В конце июля Черчилль рассказал лорду Твидмаусу о своих беседах с Ллойд Джорджем и о необходимости активизировать Либеральную партию. «Будь энергичен, – посоветовал тот, – но избегай резкостей и сарказма в отношении наших моллюсков на передней скамье. Подбадривай их, но пользуйся больше шпорами, чем хлыстом». Еще один совет дала тетушка, леди Твидмаус, сестра отца, которая была при смерти. Она просила его не быть слишком агрессивным и следовать старому принципу suaviter in modo, fortiter in re[16].
Черчилль был готов сесть на переднюю скамью либералов, но это не устраивало тори. 2 августа, продолжая натиск на правительство Бальфура, Черчилль заявил: «Мы можем поздравить премьер-министра только с одним: конец сессии уже близок, а он еще с нами.
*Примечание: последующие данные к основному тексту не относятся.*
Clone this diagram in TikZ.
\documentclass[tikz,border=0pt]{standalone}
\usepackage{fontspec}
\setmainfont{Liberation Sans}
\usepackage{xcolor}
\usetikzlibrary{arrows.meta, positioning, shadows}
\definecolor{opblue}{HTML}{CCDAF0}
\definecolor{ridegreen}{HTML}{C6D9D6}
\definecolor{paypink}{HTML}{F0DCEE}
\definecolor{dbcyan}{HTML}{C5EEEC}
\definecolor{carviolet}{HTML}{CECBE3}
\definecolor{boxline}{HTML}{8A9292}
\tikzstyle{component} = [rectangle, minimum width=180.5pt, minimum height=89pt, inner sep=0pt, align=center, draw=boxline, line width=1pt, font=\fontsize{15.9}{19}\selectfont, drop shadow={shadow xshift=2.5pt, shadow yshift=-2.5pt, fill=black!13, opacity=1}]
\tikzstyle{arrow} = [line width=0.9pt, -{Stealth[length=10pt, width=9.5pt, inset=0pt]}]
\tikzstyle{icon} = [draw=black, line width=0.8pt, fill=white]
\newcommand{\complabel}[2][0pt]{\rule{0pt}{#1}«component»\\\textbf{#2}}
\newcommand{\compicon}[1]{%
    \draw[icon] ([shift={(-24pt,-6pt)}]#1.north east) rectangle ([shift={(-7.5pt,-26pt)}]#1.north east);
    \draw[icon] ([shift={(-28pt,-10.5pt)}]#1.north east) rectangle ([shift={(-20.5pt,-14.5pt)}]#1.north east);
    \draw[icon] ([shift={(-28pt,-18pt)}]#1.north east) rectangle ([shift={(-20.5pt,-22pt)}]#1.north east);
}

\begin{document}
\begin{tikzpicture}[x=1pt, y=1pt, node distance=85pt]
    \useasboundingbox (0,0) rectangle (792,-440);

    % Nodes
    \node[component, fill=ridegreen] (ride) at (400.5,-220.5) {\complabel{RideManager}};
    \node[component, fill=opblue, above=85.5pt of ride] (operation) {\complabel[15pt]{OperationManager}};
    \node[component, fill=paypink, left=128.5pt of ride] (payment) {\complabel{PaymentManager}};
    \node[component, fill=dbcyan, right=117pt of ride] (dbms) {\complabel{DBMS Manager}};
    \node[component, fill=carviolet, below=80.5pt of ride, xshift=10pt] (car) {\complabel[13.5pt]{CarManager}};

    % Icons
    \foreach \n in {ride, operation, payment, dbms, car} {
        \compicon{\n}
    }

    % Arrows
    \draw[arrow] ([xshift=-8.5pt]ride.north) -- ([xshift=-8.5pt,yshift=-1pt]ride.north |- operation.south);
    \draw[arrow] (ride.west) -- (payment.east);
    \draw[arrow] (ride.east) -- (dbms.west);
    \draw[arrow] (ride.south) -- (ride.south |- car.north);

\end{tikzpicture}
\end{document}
Процедурами пренебрегли. Огромные суммы денег потратили. Подумаешь! Ни одного сколько-нибудь важного законопроекта не приняли. Подумаешь! Но зато премьер-министр на месте, и это гораздо больше того, чего многие ожидали и на что надеялись. Совершенно искренне приношу этому уважаемому джентльмену мои скромные поздравления с таким достижением».
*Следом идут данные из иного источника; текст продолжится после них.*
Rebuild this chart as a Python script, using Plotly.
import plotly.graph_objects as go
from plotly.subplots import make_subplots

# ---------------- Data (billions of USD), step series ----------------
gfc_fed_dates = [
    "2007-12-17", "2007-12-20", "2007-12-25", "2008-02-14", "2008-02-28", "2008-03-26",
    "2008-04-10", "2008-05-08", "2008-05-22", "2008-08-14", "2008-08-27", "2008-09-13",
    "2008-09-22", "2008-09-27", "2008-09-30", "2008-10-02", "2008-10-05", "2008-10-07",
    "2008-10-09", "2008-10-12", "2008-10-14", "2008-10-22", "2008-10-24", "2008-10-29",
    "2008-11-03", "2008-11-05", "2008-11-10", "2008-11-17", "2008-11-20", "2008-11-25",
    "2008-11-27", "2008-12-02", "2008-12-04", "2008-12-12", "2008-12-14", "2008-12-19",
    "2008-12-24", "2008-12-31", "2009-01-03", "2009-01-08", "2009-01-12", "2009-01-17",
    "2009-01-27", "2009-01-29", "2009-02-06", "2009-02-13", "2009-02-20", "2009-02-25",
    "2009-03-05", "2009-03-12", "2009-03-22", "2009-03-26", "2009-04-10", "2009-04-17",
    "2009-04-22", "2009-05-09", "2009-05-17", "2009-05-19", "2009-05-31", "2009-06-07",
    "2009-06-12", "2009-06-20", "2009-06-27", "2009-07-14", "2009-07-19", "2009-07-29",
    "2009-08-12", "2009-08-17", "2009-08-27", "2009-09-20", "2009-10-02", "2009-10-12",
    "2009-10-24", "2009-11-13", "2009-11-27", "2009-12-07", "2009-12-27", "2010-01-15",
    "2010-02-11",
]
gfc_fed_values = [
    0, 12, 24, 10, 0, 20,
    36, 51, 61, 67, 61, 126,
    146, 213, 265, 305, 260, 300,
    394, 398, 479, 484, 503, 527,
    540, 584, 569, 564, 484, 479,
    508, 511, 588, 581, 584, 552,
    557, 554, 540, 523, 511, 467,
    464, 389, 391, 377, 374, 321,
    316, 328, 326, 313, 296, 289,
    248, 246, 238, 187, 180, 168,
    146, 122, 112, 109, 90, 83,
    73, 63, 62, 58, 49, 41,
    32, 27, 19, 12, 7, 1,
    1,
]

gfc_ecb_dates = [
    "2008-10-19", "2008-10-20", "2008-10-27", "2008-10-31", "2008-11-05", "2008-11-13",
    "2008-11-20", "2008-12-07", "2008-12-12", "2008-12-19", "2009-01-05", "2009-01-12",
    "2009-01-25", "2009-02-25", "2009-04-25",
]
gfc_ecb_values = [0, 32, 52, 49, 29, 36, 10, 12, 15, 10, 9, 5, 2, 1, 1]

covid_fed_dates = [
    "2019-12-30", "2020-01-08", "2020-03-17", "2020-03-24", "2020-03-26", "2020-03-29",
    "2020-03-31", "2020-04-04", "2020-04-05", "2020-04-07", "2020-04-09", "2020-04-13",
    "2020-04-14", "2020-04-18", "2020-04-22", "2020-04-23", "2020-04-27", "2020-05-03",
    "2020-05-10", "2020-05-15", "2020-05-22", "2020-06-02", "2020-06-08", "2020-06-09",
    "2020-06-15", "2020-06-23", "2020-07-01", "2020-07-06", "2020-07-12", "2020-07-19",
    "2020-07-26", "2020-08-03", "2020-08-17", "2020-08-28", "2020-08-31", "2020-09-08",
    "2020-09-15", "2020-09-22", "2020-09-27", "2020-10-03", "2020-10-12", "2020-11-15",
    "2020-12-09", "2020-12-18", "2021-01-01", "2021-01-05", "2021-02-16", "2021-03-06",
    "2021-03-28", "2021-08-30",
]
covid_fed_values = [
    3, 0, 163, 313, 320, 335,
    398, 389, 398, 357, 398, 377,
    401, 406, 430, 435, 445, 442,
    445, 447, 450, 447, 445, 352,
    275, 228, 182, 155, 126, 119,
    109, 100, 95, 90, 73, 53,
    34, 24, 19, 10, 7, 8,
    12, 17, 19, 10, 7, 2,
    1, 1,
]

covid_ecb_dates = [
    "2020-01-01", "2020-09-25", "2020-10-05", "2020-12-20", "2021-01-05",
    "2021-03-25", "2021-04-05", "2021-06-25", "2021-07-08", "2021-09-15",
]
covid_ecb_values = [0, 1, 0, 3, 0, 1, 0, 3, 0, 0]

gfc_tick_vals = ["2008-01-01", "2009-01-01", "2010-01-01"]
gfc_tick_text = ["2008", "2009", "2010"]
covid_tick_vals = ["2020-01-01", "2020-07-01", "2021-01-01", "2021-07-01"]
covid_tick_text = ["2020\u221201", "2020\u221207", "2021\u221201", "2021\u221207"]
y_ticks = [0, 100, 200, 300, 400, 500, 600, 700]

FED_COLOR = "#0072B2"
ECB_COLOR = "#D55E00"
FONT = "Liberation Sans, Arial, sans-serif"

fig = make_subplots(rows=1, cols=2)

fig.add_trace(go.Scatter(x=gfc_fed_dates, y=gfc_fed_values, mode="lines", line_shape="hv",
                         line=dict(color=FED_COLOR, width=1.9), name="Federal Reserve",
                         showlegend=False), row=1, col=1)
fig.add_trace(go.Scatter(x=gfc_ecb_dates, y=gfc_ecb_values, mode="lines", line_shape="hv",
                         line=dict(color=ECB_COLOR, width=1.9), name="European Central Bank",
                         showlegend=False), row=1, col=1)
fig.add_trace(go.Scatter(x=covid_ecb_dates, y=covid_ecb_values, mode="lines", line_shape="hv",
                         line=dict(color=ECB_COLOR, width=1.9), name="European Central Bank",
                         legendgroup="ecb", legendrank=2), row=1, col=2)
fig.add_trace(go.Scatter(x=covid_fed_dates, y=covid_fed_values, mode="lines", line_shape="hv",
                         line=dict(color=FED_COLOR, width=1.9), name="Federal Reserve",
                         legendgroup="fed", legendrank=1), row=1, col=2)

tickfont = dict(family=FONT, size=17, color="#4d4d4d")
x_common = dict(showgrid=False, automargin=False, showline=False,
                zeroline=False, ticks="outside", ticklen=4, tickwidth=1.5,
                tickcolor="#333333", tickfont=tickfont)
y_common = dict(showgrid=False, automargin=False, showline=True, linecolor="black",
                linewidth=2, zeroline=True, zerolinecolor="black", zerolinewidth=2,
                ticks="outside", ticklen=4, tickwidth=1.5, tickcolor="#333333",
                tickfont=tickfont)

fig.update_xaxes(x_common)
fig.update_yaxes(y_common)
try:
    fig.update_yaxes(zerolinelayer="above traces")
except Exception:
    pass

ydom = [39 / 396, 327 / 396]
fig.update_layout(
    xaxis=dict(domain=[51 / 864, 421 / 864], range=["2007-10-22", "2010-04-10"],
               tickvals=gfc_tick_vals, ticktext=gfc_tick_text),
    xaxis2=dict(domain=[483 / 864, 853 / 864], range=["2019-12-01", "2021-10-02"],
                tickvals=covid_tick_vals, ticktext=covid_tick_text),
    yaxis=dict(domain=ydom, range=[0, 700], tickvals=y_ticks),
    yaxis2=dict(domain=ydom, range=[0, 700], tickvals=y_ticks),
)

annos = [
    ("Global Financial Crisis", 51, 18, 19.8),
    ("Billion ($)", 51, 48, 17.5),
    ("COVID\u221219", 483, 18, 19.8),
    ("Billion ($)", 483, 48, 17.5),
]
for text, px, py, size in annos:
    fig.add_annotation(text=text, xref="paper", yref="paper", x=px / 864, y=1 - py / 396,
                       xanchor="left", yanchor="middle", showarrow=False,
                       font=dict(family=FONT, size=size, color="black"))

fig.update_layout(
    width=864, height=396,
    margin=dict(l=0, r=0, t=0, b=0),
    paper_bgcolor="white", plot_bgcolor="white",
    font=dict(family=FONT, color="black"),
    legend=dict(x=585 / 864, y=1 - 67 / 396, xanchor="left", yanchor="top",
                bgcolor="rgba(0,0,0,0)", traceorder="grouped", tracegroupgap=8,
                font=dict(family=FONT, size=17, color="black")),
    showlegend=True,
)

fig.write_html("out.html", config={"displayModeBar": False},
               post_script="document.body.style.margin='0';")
Колкий стиль Черчилля продолжал наживать ему врагов, но сам он страдал от недружелюбия семьи, так как перешел в стан либералов. «Если бы все вели себя терпимо, – писал он кузине леди Лондондерри, – нынешняя ситуация была бы существенно иной. Еще больше ценю твое отношение, поскольку до меня доходили слухи, что ты в последние месяцы комментировала мои поступки более сурово, чем я мог бы ожидать от той, кто знает меня всю жизнь».